Now TSA wants you to believe they’re no longer tracking ordinary passengers as though they were terrorists. You should not believe them.
Agency officials told the Globe that air marshals no longer document the minor movements and behavior of these travelers, such as whether they fidget in the airport, go to the bathroom during the flight, or seem, according to the agency’s own checklist, to have a “cold, penetrating stare.”
The agency said it has also has stopped following passengers through baggage claim and no longer compiles extensive reports on travelers who failed to rouse suspicions.
Here’s why I’m skeptical:
- the government has lied under oath about this program before. Why wouldn’t they mislead when not under oath?
- the director of the Federal Air Marshal service says “Any routine passenger behaviors on a plane that would be seen as a normal behavior we are no longer capturing that,” however the truth is that they “will continue to monitor some travelers who have not been suspected of any crimes, but will not collect as many details about them.”
Here’s the checklist they used while watching average Americans:
The TSA has failed to meaningfully detect dangerous items going through the checkpoint for years. Two years ago their disclosed 95% failure rate seemed shocking and surprising to many but is hardly new, ten years ago they had a 91% failure rate.
The TSA has never caught a terrorist. You can’t argue their mere presence stops terrorist attempts at that level of failure. How exactly are they deterring anything?
Five years ago the TSA itself admitted in court documents that were accidentally leaked,
“As of mid-2011, terrorist threat groups present in the Homeland are not known to be actively plotting against civil aviation targets or airports; instead, their focus is on fundraising, recruiting, and propagandizing,” the TSA said.
In addition, the brief states that “the government concedes that it would be difficult to have a repeat of 9/11 due to hardened cockpit doors and the willingness of passengers to challenge hijackers rather than assume a hijacking merely means a diversion to Cuba…

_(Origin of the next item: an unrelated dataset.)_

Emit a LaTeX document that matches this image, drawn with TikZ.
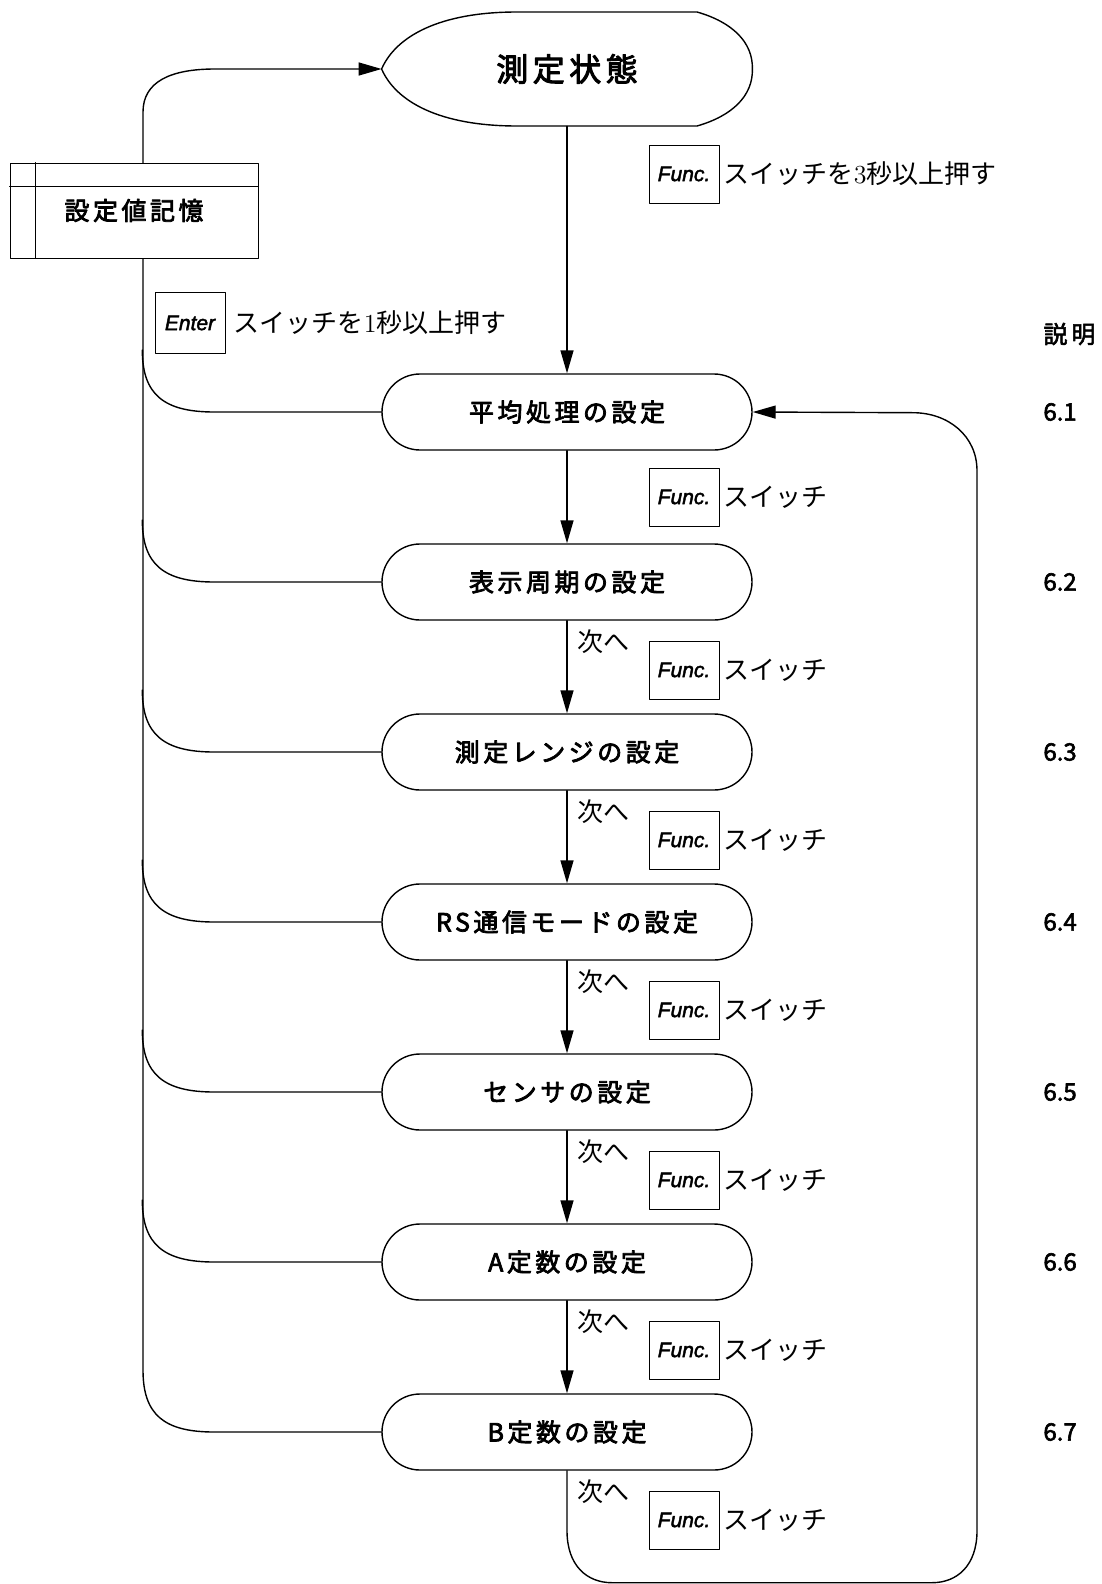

[T]he government admits that there have been no attempted domestic hijackings of any kind in the 12 years since 9/11.”
Let that sink in for a moment. The true threat assessment came out and most people either didn’t notice or forgot. Will anyone pay attention now that we know thousands of people are getting their own armed agents watching them on flights for no reason whatsoever, even if TSA now says they’ve stopped reporting back when we sleep and go to the bathroom?